Bringing Communities and Technology Together for Healthy Aging

A five-year, $9.5 million grant has been awarded to a collaborative research program led by the Center for Health Enhancement Systems Studies (CHESS) at the University of Wisconsin-Madison. The purpose of the grant is to develop innovations that help older adults remain in their homes as long as possible. The grant comes from the federal Agency for Healthcare Research and Quality (AHRQ), whose mission is to improve the quality, safety, efficiency and effectiveness of health care for all Americans.

The grant will bring the center’s research team together with engineers from two other research centers based in the UW-Madison Department of Industrial and Systems Engineering: the Driving Simulation Laboratory and the RFID Laboratory. Experts from UW-Madison’s Mass Communication Research Center, geriatricians, specialists from Wisconsin’s State Bureau of Aging and Disability Resources and community advocates from around the state will also participate in the collaborative. The Wisconsin Institute for Healthy Aging and some of the state’s Aging and Disability Resource Centers will be implementing and demonstrating new approaches. All will work together as an Active Aging Research Center to solve the problems that often cause older adults to leave their homes: falls, unreliable home care, difficulty managing a chronic disease, and declining driving skills.

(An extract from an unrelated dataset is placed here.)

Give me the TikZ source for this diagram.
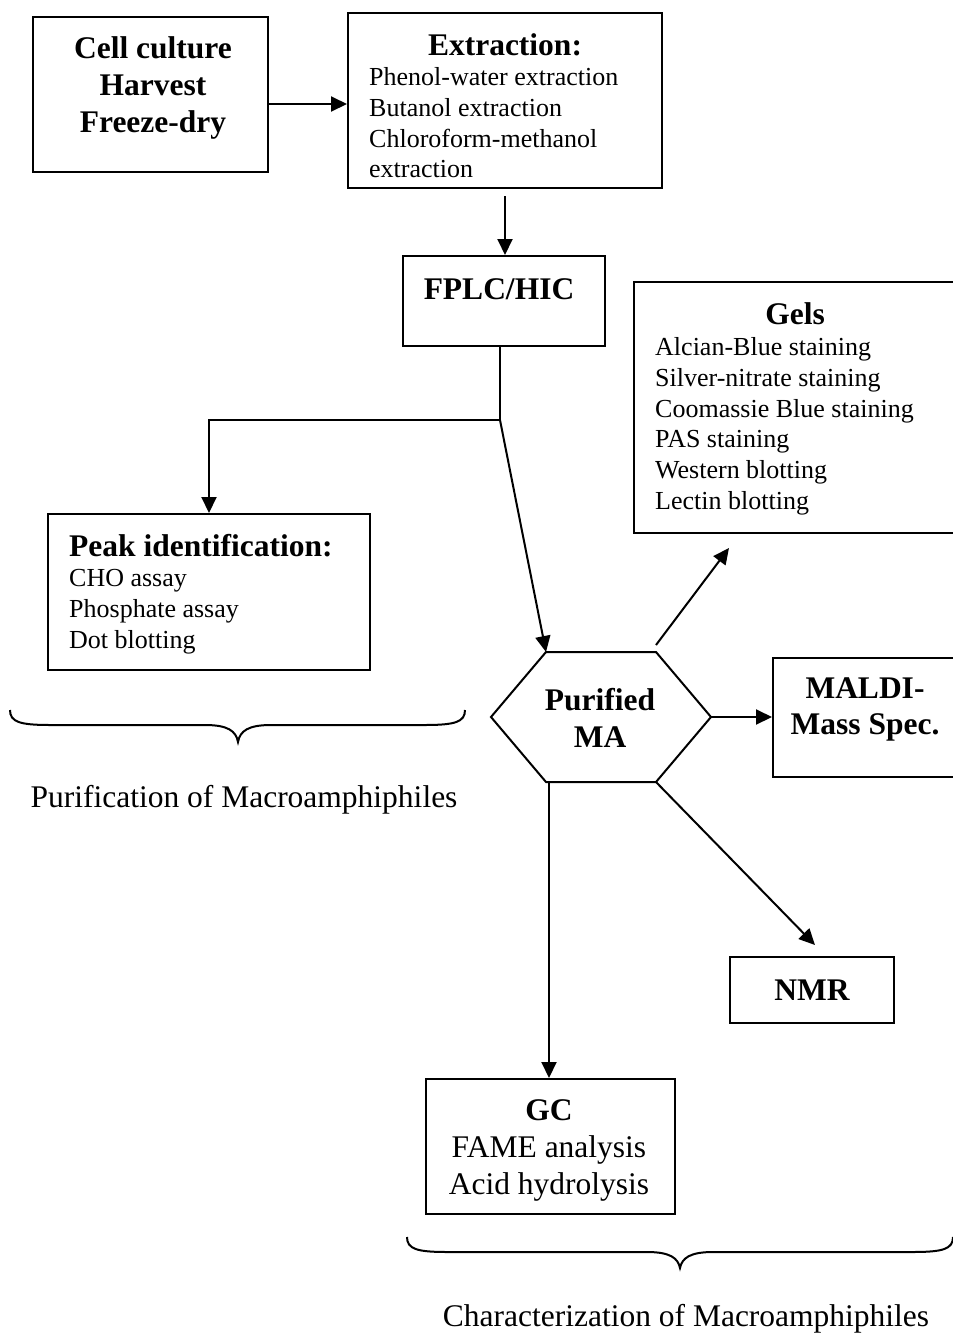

Principal investigator David H. Gustafson, professor of industrial engineering at UW-Madison, directs the project, titled “Bringing Communities and Technology Together for Healthy Aging.”  You can view a video of the kick-off and read about partner organizations:

Says Gustafson, “This study holds great potential for helping older adults continue to live long and productive lives in their own homes. It’s also an exciting opportunity for state and local governments to work together with the university to achieve this goal.”